Hi all,

I am happy that we have the correct integer handling for NEP 50 merged,
so the relevant parts of the proposal can now be tested. [1]

However, this has highlighted that NumPy has problems with applying the
"cast safety" logic to scalars.  We had discussed this a bit yesterday,
and this is an attempt to summarize the issue and thoughts on how to
"resolve" it.

This mainly affects Python int, float, and complex due to their special
handling with NEP 50.


NumPy has the cast safety concept for converting between different
dtypes:
  https://numpy.org/doc/stable/reference/generated/numpy.can_cast.html

It uses "same-kind" in ufuncs (users do not usually notice this unless
`out=` or `dtype=` is used).
NumPy otherwise tends to use "unsafe" for casts and assignments by
default which can lead to undefined/strange results at times.


Since casts/assignment use "unsafe" casting, scalars are often
converted in a non-safe way.  However, there are certain exceptions:

    np.arange(5)[3] = np.nan  # Errors (an unsafe cast would not)

More importantly, NEP 50 requires the following to error:

    np.uint8(3) + 5000  # 5000 cannot be converted to uint8

And we just put in a deprecation that would always disallow the above!
But what would the answer to:

    np.can_cast(5000, np.uint8, casting="safe/same_kind/unsafe")

be?  And how to resolve the fact that casting scalars and arrays has a
different notion of "safety"?

I could imagine two main approaches:

* cast-safety doesn't apply to scalar conversions, they are whatever
  they currently are (sometimes unsafe, sometimes same-kind, but
  strictly safe for integer assignments).
  `np.can_cast(5000, np.uint8)` just errors out.  We have an assignment
  "safety" that is independent of casting safety.
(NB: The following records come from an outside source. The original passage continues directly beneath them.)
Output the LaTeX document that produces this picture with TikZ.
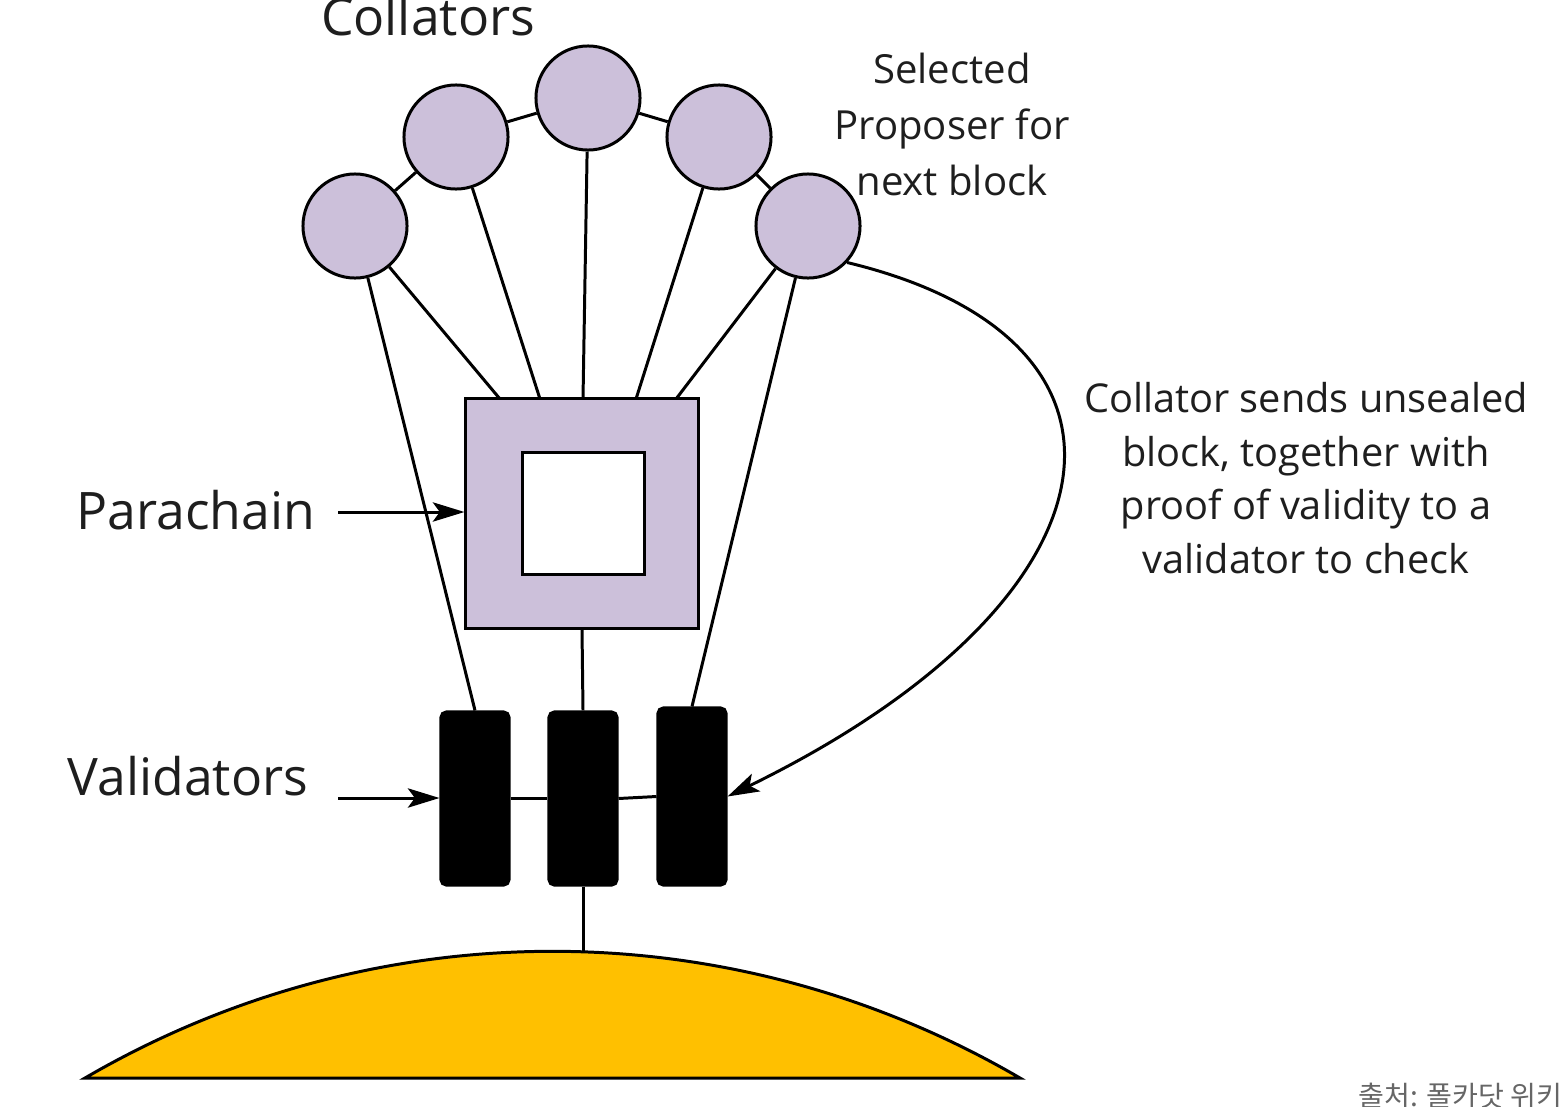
\documentclass[tikz,border=0pt]{standalone}
\usepackage{fontspec}
\setmainfont{Open Sans}
\newfontfamily\krfont{Noto Sans CJK KR}
\usetikzlibrary{arrows.meta,positioning,shapes.geometric}
\definecolor{lavender}{RGB}{204,192,218}
\definecolor{amber}{RGB}{255,192,0}
\definecolor{inkgray}{RGB}{30,30,30}
\tikzset{%
	collator/.style  = {draw, circle, fill=lavender, minimum size=1.04cm, inner sep=0pt},
	chainbox/.style  = {draw, rectangle, inner sep=0pt},
	validator/.style = {draw, fill=black, rectangle, rounded corners=1.5pt, minimum width=0.68cm, inner sep=0pt},
	biglabel/.style  = {text=inkgray, font=\fontsize{14.7}{17}\selectfont, inner sep=0pt},
	smalllabel/.style= {text=inkgray, align=center, inner sep=0pt},
	pointer/.style   = {-{Stealth[length=9pt,width=5.5pt,inset=2pt]}},
}
\begin{document}
\begin{tikzpicture}[x=0.01cm,y=-0.01cm,line width=0.85pt]
		\useasboundingbox (0,0) rectangle (1567,1106);
		\node[collator] (c1) at (355,226) {};
		\node[collator] (c2) at (456,137) {};
		\node[collator] (c3) at (588,98) {};
		\node[collator] (c4) at (719,137) {};
		\node[collator] (c5) at (808,226) {};
		\draw (c1) -- (c2) -- (c3) -- (c4) -- (c5);
		\node[chainbox, fill=lavender, minimum width=2.32cm, minimum height=2.29cm] (pc) at (582,513.5) {};
		\node[chainbox, fill=white, minimum size=1.21cm] (pcin) at (583.5,513.5) {};
		\node[validator, minimum height=1.73cm] (v1) at (475,798.5) {};
		\node[validator, minimum height=1.73cm] (v2) at (583,798.5) {};
		\node[validator, minimum height=1.77cm] (v3) at (692,796.5) {};
		\coordinate (t1) at (500,399);
		\coordinate (t2) at (540,399);
		\coordinate (t3) at (583,399);
		\coordinate (t4) at (636,399);
		\coordinate (t5) at (676,399);
		\draw (c1) -- (t1);
		\draw (c2) -- (t2);
		\draw (c3) -- (t3);
		\draw (c4) -- (t4);
		\draw (c5) -- (t5);
		\draw (c1) -- (v1.north);
		\draw (c5) -- (v3.north);
		\draw (pc.south) -- (v2.north);
		\draw (v1.east) -- (v2.west);
		\draw (v2.east) -- (v3.west);
		\draw[fill=amber] (85,1078) to[bend left=30.24, looseness=0.92] coordinate[pos=0.53] (earth) (1020,1078) -- cycle;
		\draw (v2.south) -- (v2.south |- earth);
		\draw[pointer] (c5.-43) .. controls (1170,340) and (1130,600) .. (v3.east);
		\node[biglabel, anchor=base] (coltext) at (428,35) {Collators};
		\node[biglabel, anchor=base] (pctext) at (196,529) {Parachain};
		\node[biglabel, anchor=base] (vtext) at (188,795) {Validators};
		\coordinate (pcfrom) at (338,512);
		\coordinate (vfrom) at (338,798);
		\draw[pointer] (pcfrom) -- (pc.west |- pcfrom);
		\draw[pointer] (vfrom) -- (v1.west |- vfrom);
		\node[smalllabel, font=\fontsize{11.4}{15.9}\selectfont, anchor=north] (seltext) at (952,52) {Selected\\Proposer for\\next block};
		\node[smalllabel, font=\fontsize{11.3}{15.2}\selectfont, anchor=north] (sendtext) at (1306,381) {Collator sends unsealed\\block, together with\\proof of validity to a\\validator to check};
		\node[text=black!60, font=\krfont\fontsize{8}{10}\selectfont, anchor=base east, inner sep=0pt] (src) at (1564,1106) {출처: 폴카닷 위키};
\end{tikzpicture}
\end{document}
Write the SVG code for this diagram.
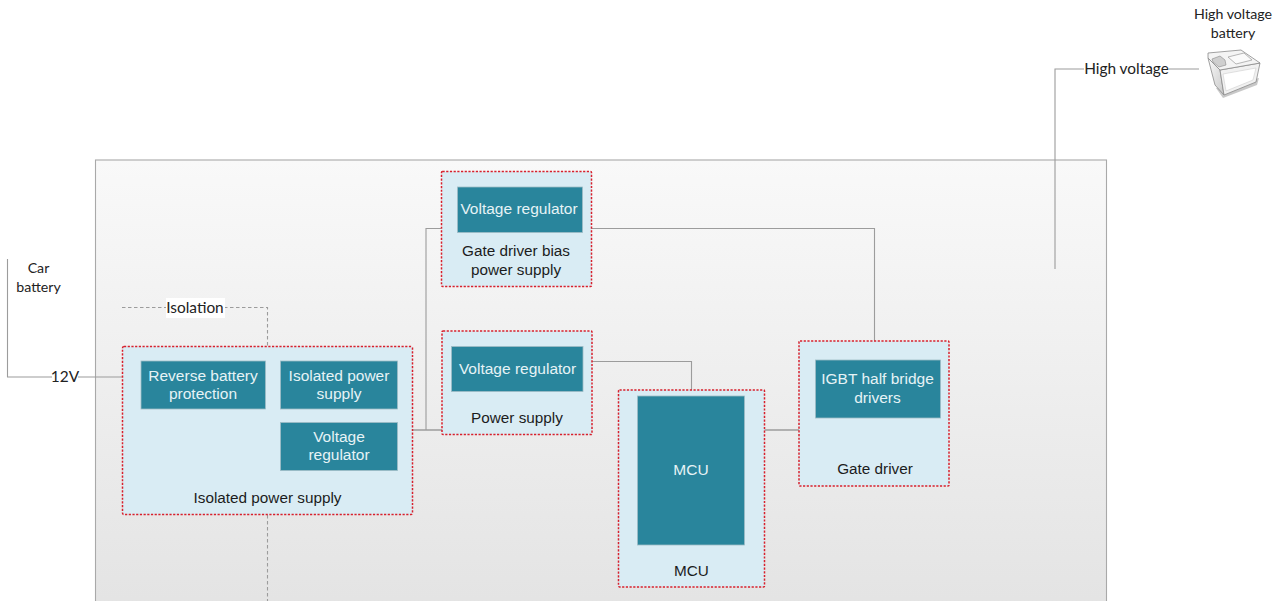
<svg xmlns="http://www.w3.org/2000/svg" width="1278" height="601" viewBox="0 0 1278 601">
<style>
.panel{fill:#d9ecf4;stroke:#d8202c;stroke-width:1.5;stroke-dasharray:2.2 1.5}
.block{fill:#29859c;stroke:#9fbcc6;stroke-width:.8}
.conn{fill:none;stroke:#9c9c9c;stroke-width:1.1}
.dash{stroke-dasharray:3.5 2.5}
text{font-family:"Liberation Sans",Arial,sans-serif;text-anchor:middle}
.w{fill:#e6f3f6;font-size:15.5px}
.k{fill:#1c1c1c;font-size:15.3px}
.o{font-family:Lato,"Open Sans",sans-serif;fill:#222}
.s{font-size:14.2px}
.m{font-size:15.4px}
.bl{stroke:#8a8a8a;stroke-width:.8;stroke-linejoin:round}
</style>
<defs>
<linearGradient id="bg" x1="0" y1="0" x2="0" y2="1"><stop offset="0" stop-color="#f9f9f9"/><stop offset="1" stop-color="#e3e3e3"/></linearGradient>
<linearGradient id="bat" x1="0" y1="0" x2="1" y2="1"><stop offset="0" stop-color="#fafafa"/><stop offset="1" stop-color="#c9c9c9"/></linearGradient>
</defs>
<rect x="0" y="0" width="1278" height="601" fill="#fff"/>
<rect id="enclosure" x="95.5" y="160" width="1011" height="460" fill="url(#bg)" stroke="#a9a9a9" stroke-width="1.1"/>
<g id="connectors">
<path class="conn" d="M7.5 259V377H122"/>
<path class="conn dash" d="M122 307.500H267.500V346"/>
<path class="conn dash" d="M267.500 515V601"/>
<path class="conn" d="M412 430H442" style="stroke-width:1.5"/>
<path class="conn" d="M426 430V228.500H441"/>
<path class="conn" d="M591 228.500H874.500V360"/>
<path class="conn" d="M592 361.500H691.500V390"/>
<path class="conn" d="M764 430H799" style="stroke-width:1.5"/>
<path class="conn" d="M1199 69H1055V269"/>
</g>
<g id="isolated-power-supply">
<rect class="panel" x="122.500" y="346.500" width="290" height="168" rx="1.500"/>
<text class="k" x="267.500" y="503">Isolated power supply</text>
</g>
<g id="reverse-battery-protection">
<rect class="block" x="141" y="361" width="124.500" height="48"/>
<text class="w" x="203" y="381">Reverse battery</text><text class="w" x="203" y="399">protection</text>
</g>
<g id="isolated-power-block">
<rect class="block" x="280.500" y="361" width="117" height="48"/>
<text class="w" x="339" y="381">Isolated power</text><text class="w" x="339" y="399">supply</text>
</g>
<g id="voltage-regulator-isolated">
<rect class="block" x="280.500" y="422.500" width="117" height="48"/>
<text class="w" x="339" y="442">Voltage</text><text class="w" x="339" y="460">regulator</text>
</g>
<g id="gate-driver-bias">
<rect class="panel" x="441.500" y="171.500" width="150" height="115" rx="1"/>
<rect class="block" x="457.500" y="187" width="125" height="45.500"/>
<text class="w" x="519" y="214">Voltage regulator</text>
<text class="k" x="516" y="256">Gate driver bias</text><text class="k" x="516" y="275">power supply</text>
</g>
<g id="power-supply">
<rect class="panel" x="442" y="331" width="150" height="103.500" rx="1"/>
<rect class="block" x="451.500" y="346.500" width="131.500" height="45"/>
<text class="w" x="517.500" y="373.500">Voltage regulator</text>
<text class="k" x="517" y="423">Power supply</text>
</g>
<g id="mcu">
<rect class="panel" x="618.500" y="390" width="146" height="197" rx="1"/>
<rect class="block" x="637.500" y="396" width="107" height="149"/>
<text class="w" x="691" y="475">MCU</text>
<text class="k" x="691.500" y="576">MCU</text>
</g>
<g id="gate-driver">
<rect class="panel" x="799" y="341" width="150" height="145" rx="1"/>
<rect class="block" x="815.500" y="360" width="125" height="58"/>
<text class="w" x="877.500" y="384">IGBT half bridge</text><text class="w" x="877.500" y="403">drivers</text>
<text class="k" x="875" y="474">Gate driver</text>
</g>
<g id="car-battery"><text class="o s" x="38.500" y="273">Car</text><text class="o s" x="38.500" y="292">battery</text></g>
<g id="label-12v"><rect x="52" y="368" width="26" height="18" fill="#fff"/><text class="o m" x="65" y="382">12V</text></g>
<g id="label-isolation"><rect x="166" y="298" width="59" height="20" fill="#fff"/><text class="o m" x="195" y="313">Isolation</text></g>
<g id="label-high-voltage"><rect x="1084" y="60" width="85" height="18" fill="#fff"/><text class="o m" x="1126.500" y="74">High voltage</text></g>
<g id="high-voltage-battery">
<text class="o s" x="1233" y="19">High voltage</text><text class="o s" x="1233" y="38">battery</text>
<path d="M1216 88L1223 98L1257 85L1259 78Z" fill="#9a9a9a" opacity=".55"/>
<path class="bl" d="M1208 58L1220 70L1224 95L1215 85Z" fill="url(#bat)"/>
<path class="bl" d="M1220 70L1260 63L1256 82L1224 95Z" fill="#f1f1f1"/>
<path d="M1223 74L1256 68L1253 80L1226 91Z" fill="#fff" stroke="#cfcfcf" stroke-width=".6"/>
<path class="bl" d="M1208 53L1241 50L1260 63L1220 70L1208 58Z" fill="#f4f4f4"/>
<path d="M1212 59L1220 56L1225 60L1226 65L1219 67L1213 62Z" fill="#cfcfcf" stroke="#8a8a8a" stroke-width=".6"/>
<path d="M1228 57L1244 53L1252 60L1236 64Z" fill="#fafafa" stroke="#9a9a9a" stroke-width=".7"/>
</g>
</svg>
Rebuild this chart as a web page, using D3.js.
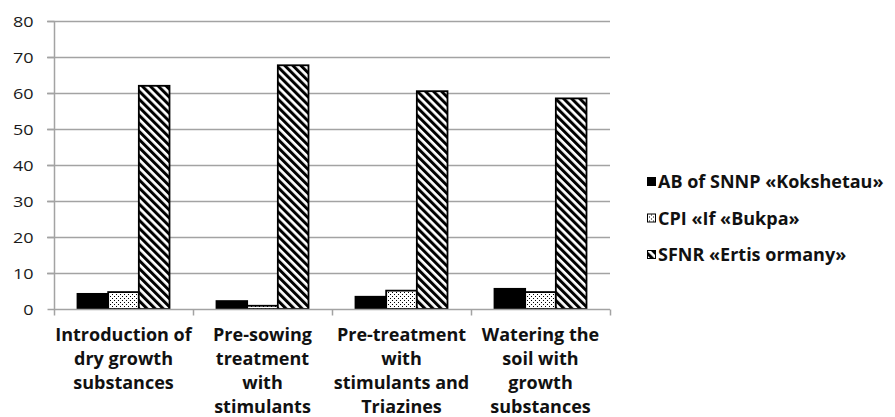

  For `np.add(np.uint8(5), 100, casting="safe")` the "safe" (or
  other modes) simply doesn't make sense for the `100` since
  effectively the assignment "safety" is used.

* Scalar conversions also have a cast-safety and it may inspect the
  value.

The problem with defining cast-safety for scalar conversion is not
implementing it, but rather how to (not?) resolve the inconsistencies.

Even if we change the default casting for assignments to "same kind" (a
deprecation also applied to arrays):

    int8_arr[3] = 5000

should presumably be an error (not even "unsafe"), but:

    np.can_cast(np.int64, np.int8, casting="same_kind")

returns `True` (an int64 could be 5000 as well), and `same_kind` is
what ufuncs also use.


I don't have a clear plan on this right now, my best thought is that we
live with the inconsistency:

    np.can_cast(100, np.int8)

would be "safe" while:

    np.can_cast(100., np.int8)

would be "unsafe" (and other conversions through `__int__`).  And:

    np.can_cast(1000, dtype=np.int8) 

would always return `False` (the assignment would fail), even though
that is not what would happen when casting integers.
More confusingly, maybe:

    np.can_cast(1000., dtype=npint8)

is "unsafe" and making it an error (completely unsafe) might be a
future deprecation.

That would add a cast-safety that is slightly inconsistent between
Python integer and NumPy integers

Cheers,

Sebastian



[1] The NEP: https://numpy.org/neps/nep-0050-scalar-promotion.html

The new part is mainly that `np.uint8(5) + 300` will now give the
proposed error (when opting in).
Calls that use `casting=` or `can_cast()` may not have the fully
correct future behavior, but these should be very niche.


[2] A bit tricky to define, but right now:

      arr.astype(new_dtype, casting="safe").astype(arr.dtype)

    should always round-trip correctly.